Golden Triangle of Cyber Defense

Published on April 13, 2015

 

New CompTIA study Trends in Information Security highlights growing complexity of security environment that challenges even the best prepared businesses. Organizations have to match the pace of technology changes (cloud computing, mobile technologies) to stay competitive, expand the scope of their security programs to reduce attack surface ballooning due to these changes, and to continuously evolve their cyber defenses to meet advanced offensive capabilities of the attackers.

The penetrating power of cyber attacks increased substantially across all three components of the Golden Triangle:

  • People: better skills; larger numbers.
  • Process: better planning and organization of attackers; information sharing.
  • Technology: easier availability of tools; attack automation; increased sophistication and modularity; infrastructure and components sharing and reuse.

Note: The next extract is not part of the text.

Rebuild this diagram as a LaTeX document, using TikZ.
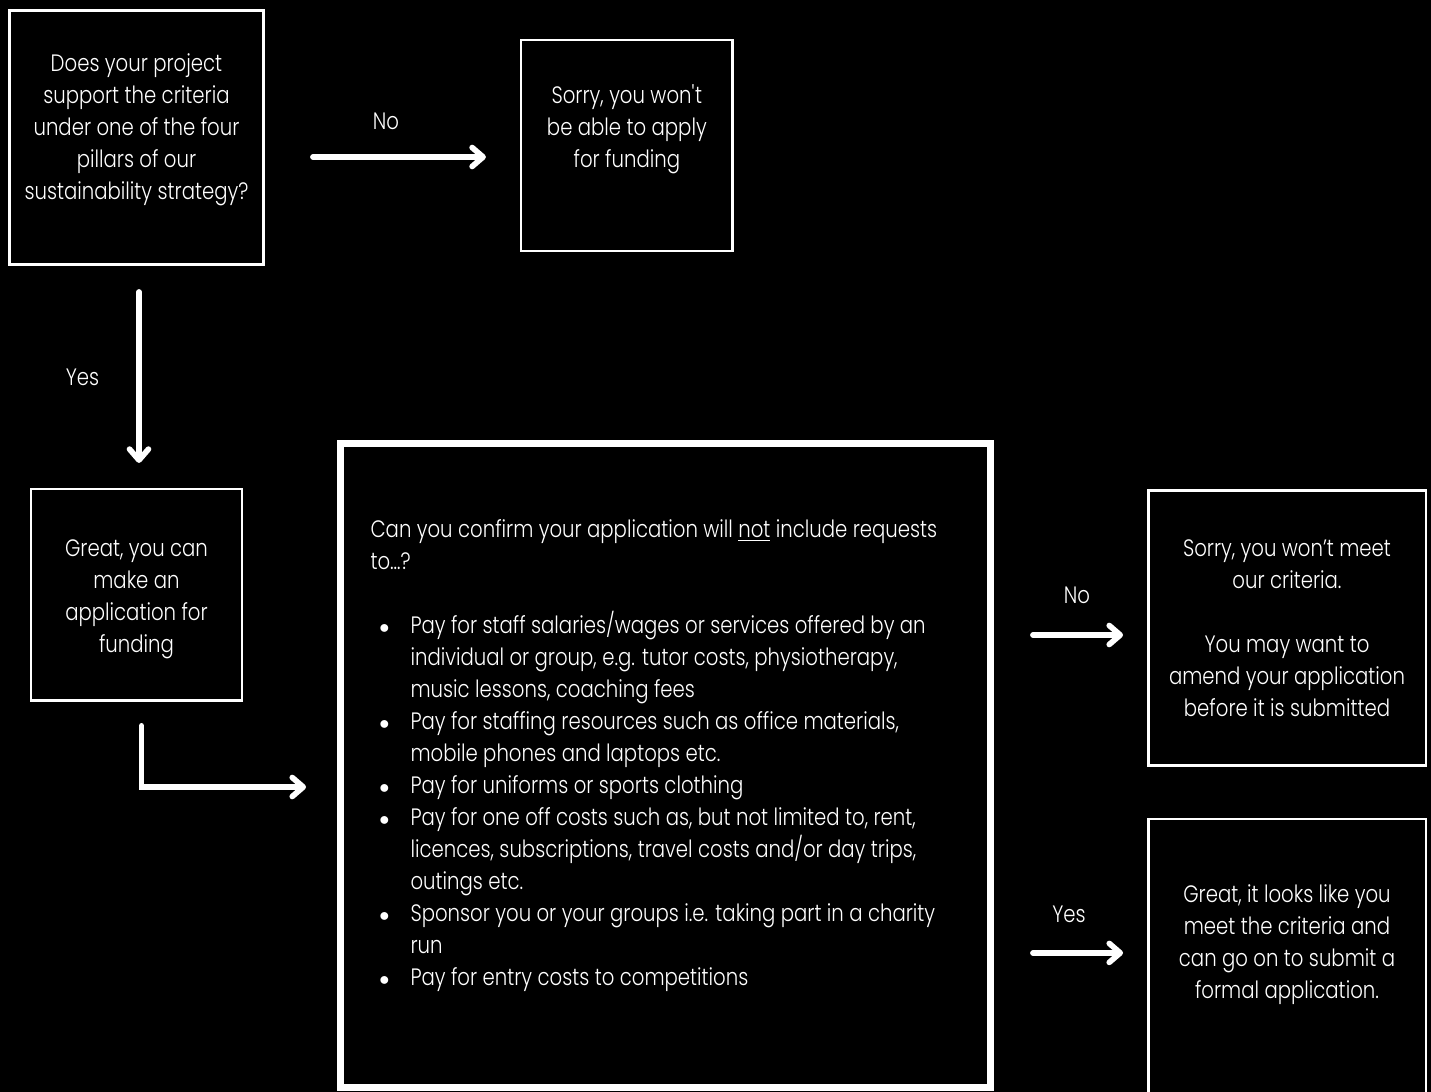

Successful cyber defense has to not only match, but to exceed this increase, since the cost of the breach has gone up exponentially too. How does our triangle look like? Not too good:

  • People: security awareness is a must, but it’s a slow and difficult task, and as CompTIA study shows, human error is still the largest factor behind security breaches.
  • Process: information sharing is still a problem, and even the best security policies become obsolete before they’re fully implemented; dynamic risk-based frameworks are gaining popularity, but require significant technology support.
  • Technology: specialized, niche monitoring and detection tools can give attackers a run for their money, but the defense orchestration, situational awareness and visibility of the overall risk leave much to be desired; while the attack might progress at computer speed, response is still limited to human interaction, and automated response is hindered by the uncomfortably high rate of false positives in threat detection.

The game changer is continuous risk monitoring through automated analytics. It can help on all fronts: detect human error and broken process, support dynamic risk-based framework, improve situational awareness, reduce false positives, and minimize incident response time by providing analysts with relevant, actionable, and context-rich information.